REV. ELEA J. KEMLER: Will You Help to Create a World Worthy of All It's Children
Ed. Note: We asked the Rev. Elea J. Kemler, minister of First Parish Church of Groton to prepare a column in response to the tragic killings in Newtown, CT last Friday. The following are her words.
Will you help to create a world worthy of all its children? In the congregation I serve as minister, this is the question we ask the adults of the congregation each time we dedicate a new baby or child, our version of baptism. Will you help create a world worthy of all its children?
We grieve for the people of Newtown, CT. We grieve for each member of that small New England village so much like our own. Let us hold them in our hearts and in our prayers - the children who witnessed things children should never have to see, the grief-torn families and friends of those who have died, the courageous teachers, school personnel and first responders. We grieve and we struggle to understand what happened but I suspect understanding is impossible. What happened in Newtown is incomprehensible, the loss almost too great to take in. So how do we respond? What sense or meaning can we possibly make of this tragedy?
Some of the best advice I have heard is from the Rev. Fred Rogers, also known as Mr. Rogers of Mr. Rogers' Neighborhood. He wrote, "When I was a boy and I would see scary things in the news, my mother would say to me, 'Look for the helpers. You will always find people who are helping.' To this day, especially in times of 'disaster,' I remember my mother's words, and I am always comforted by realizing that there are still so many helpers - so many caring people in this world." For me, that is where any sense or meaning is to be found, by asking ourselves, how can I stand with the helpers? How can I be one of the caring people? How can I help create a world in which every child is able to grow up safe and loving and whole and strong?
The solutions are not simple or easy. We live in a culture which is steeped in violence, where people who should never have access to guns are able to get them and use them to do terrible harm, and where the safety net for those who are most in need of mental health treatment, particularly children and youth, is often torn and broken. Many things will have to change. As Gail Collins wrote in the NY Times, "We have to make ourselves better. Otherwise, the story from Connecticut is too unspeakable to bear."

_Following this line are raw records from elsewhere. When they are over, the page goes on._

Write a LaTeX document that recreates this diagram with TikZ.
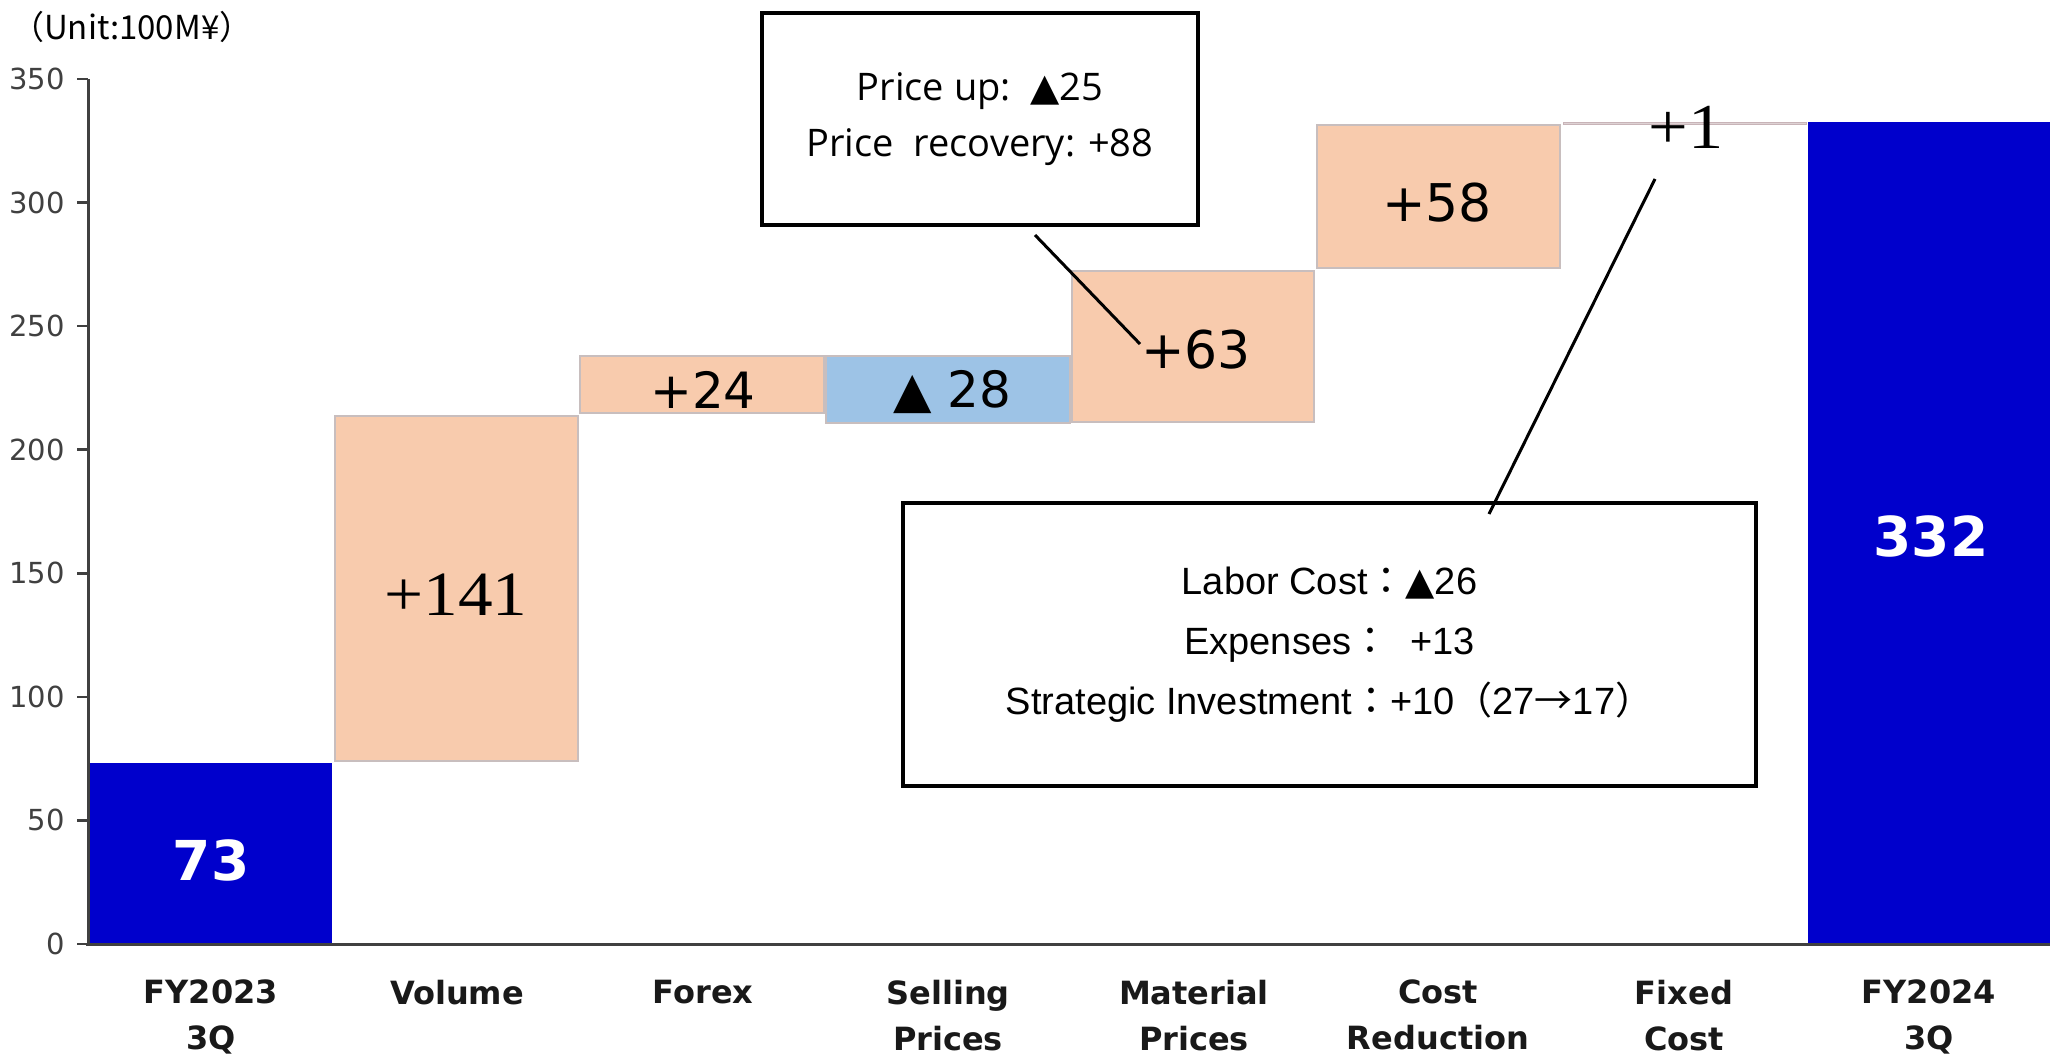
\documentclass[tikz,border=0pt]{standalone}
\usepackage{fontspec}
\setmainfont{DejaVu Sans}
\newfontfamily\dv{DejaVu Sans}
\newfontfamily\cjk{Noto Sans CJK JP}
\newfontfamily\osans{Open Sans}
\newfontfamily\lsans{Liberation Sans}
\newfontfamily\lserif[FakeStretch=1.1]{Liberation Serif}
\definecolor{barblue}{HTML}{0000CC}
\definecolor{barpeach}{HTML}{F8CBAD}
\definecolor{barsky}{HTML}{9DC3E6}
\definecolor{axisgray}{HTML}{404040}
\definecolor{edgegray}{HTML}{C8BEBE}
\definecolor{fixline}{HTML}{C8B4B8}
\tikzset{
  barbox/.style={draw=edgegray, line width=1.5bp},
  peach/.style={barbox, fill=barpeach},
  sky/.style={barbox, fill=barsky},
  navy/.style={fill=barblue},
  vallab/.style={inner sep=0, font=\dv\fontsize{52bp}{60bp}\selectfont},
  whitelab/.style={inner sep=0, text=white, font=\dv\bfseries\fontsize{55bp}{60bp}\selectfont},
  catlab/.style={inner sep=0, anchor=north, align=center, text=black!90,
    font=\dv\bfseries\fontsize{32bp}{46bp}\selectfont},
  ticklab/.style={inner sep=0, anchor=east, text=axisgray, font=\dv\fontsize{29bp}{32bp}\selectfont},
  callout/.style={draw=black, line width=3.5bp, fill=white, inner sep=0, align=center},
  leader/.style={draw=black, line width=3bp}
}
\begin{document}
\begin{tikzpicture}[x=1bp,y=-1bp]
\useasboundingbox[fill=white] (0,0) rectangle (2050,1062);

% unit label
\node[inner sep=0, anchor=west, text=black, font=\cjk\fontsize{33bp}{36bp}\selectfont] (unit) at (11,27) {（Unit:100M¥）};

% bars
\path[navy] (89,763) rectangle (332,944);
\path[peach] (335,416) rectangle (578,761);
\path[peach] (580,356) rectangle (824,413);
\path[sky] (826,356) rectangle (1070,423);
\path[peach] (1072,271) rectangle (1314,422);
\path[peach] (1317,125) rectangle (1560,268);
\path[draw=fixline, line width=1bp, fill=fixline!60] (1563,122) rectangle (1806,124.5);
\path[navy] (1808,122) rectangle (2050,944);

% axes
\draw[axisgray, line width=3bp] (88,79) -- (88,944);
\draw[axisgray, line width=3bp] (86,944) -- (2050,944);
\foreach \v/\yy in {0/944,50/820.4,100/696.9,150/573.3,200/449.7,250/326.2,300/202.6,350/79}{
  \draw[axisgray, line width=2.5bp] (77,\yy) -- (88,\yy);
  \node[ticklab] (t\v) at (65,\yy) {\v};
}

% value labels
\node[whitelab] (v73) at (211,860) {73};
\node[inner sep=0, font=\lserif\fontsize{63bp}{66bp}\selectfont] (v141) at (456,595) {+141};
\node[vallab, font=\dv\fontsize{50bp}{56bp}\selectfont] (v24) at (703,390) {+24};
\node[vallab, font=\dv\fontsize{50bp}{56bp}\selectfont] (v28) at (952,392) {▲ 28};
\node[vallab] (v63) at (1196,350) {+63};
\node[vallab] (v58) at (1437,203) {+58};
\node[inner sep=0, font=\lserif\fontsize{64bp}{66bp}\selectfont] (v1) at (1686,127) {+1};
\node[whitelab] (v332) at (1931,536) {332};

% category labels
\node[catlab] (c1) at (211,980) {FY2023\\3Q};
\node[catlab] (c2) at (457,980) {Volume};
\node[catlab] (c3) at (703,980) {Forex};
\node[catlab] (c4) at (948,980) {Selling\\Prices};
\node[catlab] (c5) at (1194,980) {Material\\Prices};
\node[catlab] (c6) at (1438,980) {Cost\\Reduction};
\node[catlab] (c7) at (1684,980) {Fixed\\Cost};
\node[catlab] (c8) at (1929,980) {FY2024\\3Q};

% callouts
\node[callout, minimum width=436bp, minimum height=212bp,
  font=\osans\fontsize{38bp}{56bp}\selectfont] (box1) at (980,119)
  {Price up:\ \ {\dv ▲}25\\Price\ \ recovery: +88};
\node[callout, minimum width=853bp, minimum height=283bp,
  font=\lsans\fontsize{38bp}{60bp}\selectfont] (box2) at (1329.5,644.5)
  {Labor Cost{\cjk ：}{\dv ▲}26\\
   Expenses{\cjk ：}\ \ +13\\
   Strategic Investment{\cjk ：}+10{\cjk （}27{\cjk →}17{\cjk ）}};

% leaders
\coordinate (p1a) at (1035,235);
\coordinate (p1b) at (1140,344);
\coordinate (p2a) at (1655,179);
\coordinate (p2b) at (1489,514);
\draw[leader] (p1a) -- (p1b);
\draw[leader] (p2a) -- (p2b);
\end{tikzpicture}
\end{document}
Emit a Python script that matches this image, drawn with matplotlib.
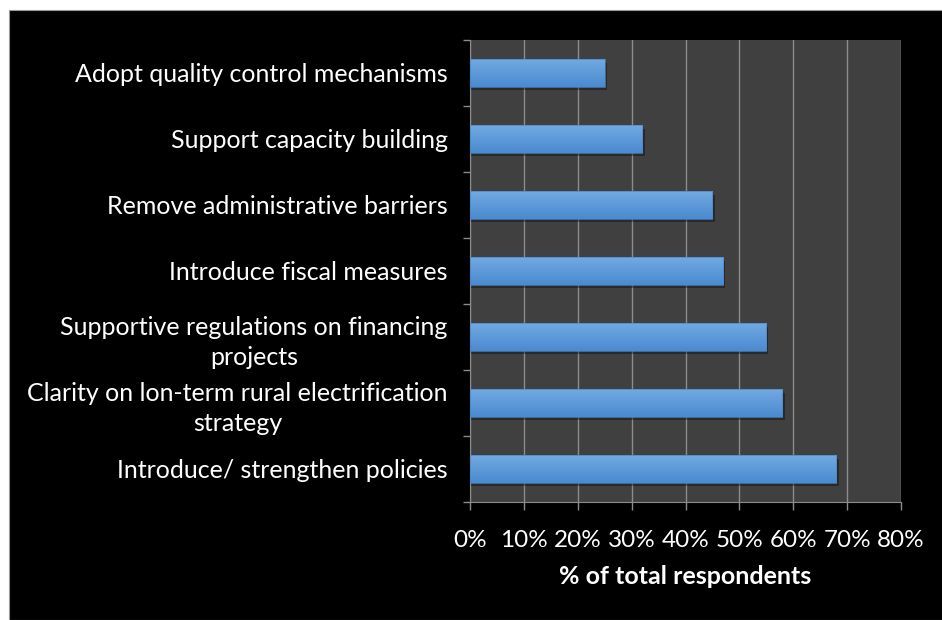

Our community has much to be grateful for. TADS (Teenage Anxiety and Depression Solutions), a non-profit organization which supports the mental health and well being of youth, is alive and well in Groton. For more information, visit them on line at www.tadsma.org. In addition, we have an excellent mental health referral service called MSPP Interface Referral Service. Anyone in the community can call the helpline at 617-332-3666 x 1411 during working hours and get effective help in finding mental health services. You can also visit them on line at www. www.msppinterface.org. Please support the good work of these organizations - they make a real difference.
It is a particularly hard time of year to face grief and loss. But the ancient stories we retell during this season remind us that joy always comes in the midst of darkness.
Joy breaks through like starlight or candlelight in the darkness but it is surrounded by the hard stuff of every day life, including violence and tragedy and despair and these make joy all the more precious. The stories remind us that there is still and always joy in this world, but that it is fleeting, and it comes alongside struggle and it is most often to be found where there is also love.
Mary and Joseph have to make a long, difficult journey to Bethlehem, before the joy of their baby's birth. And then they have to run away to Egypt to escape King Herod's murderous intentions before there is the possibility of safety and homecoming. Their story is wrapped up in the threat of violence and fear. The Maccabees of the Hanukkah story were victorious against impossible odds, living in the hills, fighting desperate battles before they won back their city and the oil in the sacred temple lamp burned for eight days until more oil could be made. Their joy comes, only alongside a terrifying struggle for their very lives. Winter Solstice comes in the midst of the deepest darkness. Ancient people gathered, as people still do, to celebrate the rebirth of the sun, to remind ourselves in the dark and cold of the longest night of the year, that dawn will eventually come and spring will slowly return. Joy comes alongside pain and fear and uncertainty.
Something has changed. Lives have been lost, including the lives of beautiful children and their teachers and school personnel, adults who dedicated themselves to the well-being of children. We will never again be able to say, "something like that could never happen in a town like ours" because Newtown is very much a town like ours. What we can do is express our gratitude, now and often, especially in the days ahead, to all of the teachers, school administrators, volunteers and first responders who make our community a wonderful place to live. We can thank them for their commitment, courage and generosity. And we can dedicate ourselves anew to the well-being of our community and to the children who live here. What will we do to create a world worthy of our children? Each one of us must find our own answer.